Tesoro Viejo is implementing Planning, Design and Building practices that emphasize principles of conservation and sustainability at both the community and neighborhood level. It starts by taking advantage of the site’s natural topography and resources.
The community has been designed to promote walkability. Water conservation, through plant materials, fixtures and use of reclaimed water will be realized.
The intent is to build a community and homes that will consume less energy, water and other natural resources, and foster a healthy living environment for our residents.
Water has always been critically important in the planning of Tesoro Viejo. Thankfully, we have an excellent contract with the Madera Irrigation District that provides Tesoro Viejo with a “firm and guaranteed” supply of surface water. This community is unique in that surface water is the water source, meaning we aren’t dependent on groundwater wells and the impact of declining water tables. But, We go further than that. Our onsite water and wastewater facilities are state-of-the-art. as are our water conservation practices. We use reclaimed water for all public landscape areas.
The Name Tesoro Viejo means "ancient treasure", and one look at the topography lets you understand why. At Tesoro Viejo it starts with the land, and has been thoughtfully planned to honor the site’s history by capturing the site’s unique topography, land characteristics, and diverse landforms.
In 2008—10 years before construction on Tesoro Viejo began—an on-site tree nursery was planted with 10,000 trees, including 13 different species of trees native to California. Now these large mature trees are being planted throughout the community to provide shade and encourage walking and minimize energy needs. As the community grows, the nursery will be replenished, giving back to the surrounding environment, improving the community, and supporting our nearby wildlife in the process.
Tesoro Viejo will preserve and protect nearly 200 acres of open space, natural gorges and riparian habitat within the community.
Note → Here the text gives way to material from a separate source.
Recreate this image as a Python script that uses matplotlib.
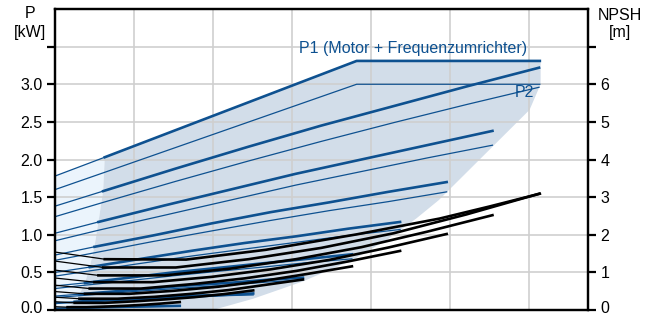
import numpy as np
import matplotlib
matplotlib.use('Agg')
import matplotlib.pyplot as plt
import matplotlib.transforms as mtransforms
from matplotlib.patches import Polygon

plt.rcParams['font.family'] = ['Liberation Sans', 'DejaVu Sans']

# flow points per speed curve (no unit on the chart, grid step = 1)
q = [
    [0, 0.61, 1.53, 2.45, 3.37, 4.29, 5.21, 6.13],
    [0, 0.55, 1.39, 2.22, 3.05, 3.88, 4.71, 5.54],
    [0, 0.50, 1.24, 1.98, 2.73, 3.47, 4.22, 4.96],
    [0, 0.44, 1.09, 1.75, 2.40, 3.06, 3.71, 4.37],
    [0, 0.38, 0.94, 1.50, 2.07, 2.63, 3.20, 3.76],
    [0, 0.31, 0.79, 1.26, 1.73, 2.20, 2.67, 3.14],
    [0, 0.25, 0.63, 1.00, 1.38, 1.76, 2.13, 2.51],
    [0, 0.16, 0.40, 0.63, 0.87, 1.11, 1.34, 1.58],
]

# P1 [kW]
p1 = [
    [1.38, 1.58, 1.88, 2.17, 2.45, 2.71, 2.97, 3.22],
    [1.02, 1.17, 1.39, 1.60, 1.81, 2.00, 2.19, 2.38],
    [0.73, 0.84, 0.99, 1.15, 1.30, 1.43, 1.57, 1.70],
    [0.50, 0.57, 0.68, 0.79, 0.89, 0.98, 1.08, 1.17],
    [0.32, 0.36, 0.43, 0.50, 0.56, 0.62, 0.68, 0.74],
    [0.185, 0.21, 0.25, 0.29, 0.33, 0.36, 0.40, 0.43],
    [0.095, 0.11, 0.13, 0.15, 0.17, 0.19, 0.20, 0.22],
    [0.024, 0.027, 0.032, 0.037, 0.042, 0.047, 0.051, 0.055],
]

# P2 [kW]
p2 = [
    [1.24, 1.43, 1.71, 1.98, 2.24, 2.49, 2.73, 2.96],
    [0.92, 1.06, 1.26, 1.46, 1.66, 1.84, 2.02, 2.19],
    [0.66, 0.76, 0.91, 1.05, 1.19, 1.32, 1.44, 1.57],
    [0.45, 0.52, 0.62, 0.72, 0.81, 0.90, 0.99, 1.07],
    [0.285, 0.33, 0.39, 0.455, 0.515, 0.57, 0.63, 0.68],
    [0.166, 0.19, 0.23, 0.265, 0.30, 0.33, 0.37, 0.40],
    [0.085, 0.10, 0.12, 0.136, 0.154, 0.17, 0.19, 0.20],
    [0.021, 0.025, 0.029, 0.034, 0.039, 0.043, 0.047, 0.051],
]

# NPSH [m]
npsh = [
    [1.30, 1.13, 1.13, 1.35, 1.65, 2.04, 2.54, 3.09],
    [1.06, 0.92, 0.92, 1.10, 1.35, 1.67, 2.08, 2.52],
    [0.85, 0.74, 0.74, 0.88, 1.08, 1.33, 1.66, 2.02],
    [0.66, 0.57, 0.57, 0.69, 0.84, 1.04, 1.29, 1.57],
    [0.49, 0.43, 0.43, 0.51, 0.62, 0.77, 0.96, 1.16],
    [0.34, 0.30, 0.30, 0.35, 0.43, 0.53, 0.67, 0.81],
    [0.22, 0.19, 0.19, 0.23, 0.28, 0.34, 0.42, 0.52],
    [0.087, 0.075, 0.075, 0.09, 0.11, 0.136, 0.17, 0.21],
]

# max curve (power limited)
env_q = [0, 0.63, 3.82, 6.14]
env_p1 = [1.78, 2.03, 3.31, 3.31]
env_p2 = [1.60, 1.83, 3.00, 3.00]
env_nq = [0, 0.63, 1.66, 2.67, 3.82, 4.87, 5.50, 6.14]
env_npsh = [1.54, 1.35, 1.34, 1.60, 2.01, 2.43, 2.75, 3.09]

# operating area outlines
area_q = [0.63, 3.82, 6.15, 6.15, 6.01, 4.86, 4.58, 4.20, 3.76, 3.14, 2.51, 2.00,
          0.15, 0.16, 0.25, 0.31, 0.38, 0.44, 0.50, 0.55, 0.61]
area_p = [2.03, 3.31, 3.31, 3.00, 2.66, 1.46, 1.22, 0.93, 0.66, 0.38, 0.15, 0.0,
          0.0, 0.027, 0.11, 0.21, 0.36, 0.57, 0.84, 1.17, 1.58]
low_q = [0, 0, 0.63, 0.61, 0.55, 0.50, 0.44, 0.38, 0.31, 0.25, 0.16, 0.15]
low_p = [0, 1.78, 2.03, 1.58, 1.17, 0.84, 0.57, 0.36, 0.21, 0.11, 0.027, 0.0]

BLUE = '#0e5190'
THIN = 0.9
THICK = 1.9
FS = 11.5

fig = plt.figure(figsize=(6.54, 3.17), dpi=100)
ax = fig.add_axes([55/654, 7/317, 533/654, 301/317])
ax2 = ax.twinx()

ax.add_patch(Polygon(np.column_stack([low_q, low_p]), closed=True,
                     facecolor='#ebf4fc', edgecolor='none', zorder=0.2))
ax.add_patch(Polygon(np.column_stack([area_q, area_p]), closed=True,
                     facecolor='#d2dde9', edgecolor='none', zorder=0.3))

ax.set_xlim(0, 6.75)
ax.set_ylim(0, 4.0)
ax2.set_ylim(0, 8)

ax.set_xticks(range(1, 7))
ax.tick_params(axis='x', length=0, labelbottom=False)
ax.set_yticks(np.arange(0, 3.6, 0.5))
ax.set_yticklabels(['0.0', '0.5', '1.0', '1.5', '2.0', '2.5', '3.0', ''])
ax2.set_yticks(range(0, 8))
ax2.set_yticklabels(['0', '1', '2', '3', '4', '5', '6', ''])
for a in (ax, ax2):
    a.tick_params(axis='y', length=6, width=1.6, pad=3, labelsize=FS, colors='black')
    for s in a.spines.values():
        s.set_linewidth(1.6)
ax.set_axisbelow(True)
ax.grid(True, color='#cfcfcf', linewidth=1.2)

# max curve
ax.plot(env_q[:2], env_p1[:2], color=BLUE, lw=THIN)
ax.plot(env_q[1:], env_p1[1:], color=BLUE, lw=THICK)
ax.plot(env_q, env_p2, color=BLUE, lw=THIN)

for i in range(len(q)):
    ax.plot(q[i][:2], p1[i][:2], color=BLUE, lw=THIN)
    ax.plot(q[i][1:], p1[i][1:], color=BLUE, lw=THICK)
    ax.plot(q[i], p2[i], color=BLUE, lw=THIN)

ax2.plot(env_nq[:2], env_npsh[:2], color='black', lw=THIN)
ax2.plot(env_nq[1:], env_npsh[1:], color='black', lw=THICK)
for i in range(len(q)):
    ax2.plot(q[i][:2], npsh[i][:2], color='black', lw=THIN)
    ax2.plot(q[i][1:], npsh[i][1:], color='black', lw=THICK)

ax.text(4.54, 3.48, 'P1 (Motor + Frequenzumrichter)', color=BLUE, fontsize=FS,
        ha='center', va='center')
ax.text(5.95, 2.89, 'P2', color=BLUE, fontsize=FS, ha='center', va='center')

fig.text(30/654, 1 - 14/317, 'P', fontsize=FS, ha='center', va='center')
fig.text(30/654, 1 - 33/317, '[kW]', fontsize=FS, ha='center', va='center')
fig.text(620/654, 1 - 16/317, 'NPSH', fontsize=FS, ha='center', va='center')
fig.text(620/654, 1 - 33/317, '[m]', fontsize=FS, ha='center', va='center')

# lift the two zero labels a touch so they stay inside the picture
fig.canvas.draw()
lift = mtransforms.ScaledTranslation(0, 2.5/72, fig.dpi_scale_trans)
for a in (ax, ax2):
    t = a.yaxis.get_major_ticks()[0]
    for lab in (t.label1, t.label2):
        lab.set_transform(lab.get_transform() + lift)

fig.savefig('out.png', dpi=100)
These areas will include riparian corridors, arroyos, wetlands and annual grasslands which provide habitat for wildlife and conservation of water resources. Add to that another 200 acres of parks, trails, and recreational amenities.
It all comes together in about 400 acres of trails, parks and permanently preserved open space within our community that makes for one endlessly appealing adventure in your own backyard.
At Tesoro Viejo we are incredibly grateful for the nature that makes this place so special. The villages have been designed to be oriented around major open spaces or special features. To preserve key sensitive areas community trails create a natural buffer between protected spaces and the community.
It takes a strong foundation to create an eco-conscious community, from responsible planning to green home construction. Tesoro Viejo proudly received in 2016 the Outstanding Planning Award in Innovation and Green Community Planning by the American Planning Association and in 2019 the Award of Excellence for Mixed Use Planning and Sustainability Efforts from the San Joaquin Valley Blueprint Awards, for continued efforts in creating a vibrant, healthy, and green place to live.
Regionally, Tesoro Viejo is making a difference in local land conservation by working with natural resource agencies and local Land Trust, Sierra Foothill Conservancy, to insure a place for wildlife.
Tesoro Viejo is helping preserve the local legacy of multi-generational cattle ranching by creating the opportunity to protect and additional 420 acres of historic California rangeland.
Conserving Oak Woodland and Oak Savannah composed of native blue oaks, valley oaks, live oaks and foothill pines. And unique plants such as Hoover's Calycadenia.
Tesoro Viejo is proud to be a significant contributor to the Sierra Foothill Conservancy vision to preserve connected corridors of land from the Sierra Crest to the Grasslands of the Central Valley.
Tesoro Viejo’s Collective conserved acres add an additional 601 acres to SFC's San Joaquin Conservation Corridor which spans Madera and Fresno counties to connect and protect over 30,000 acres of public and private lands.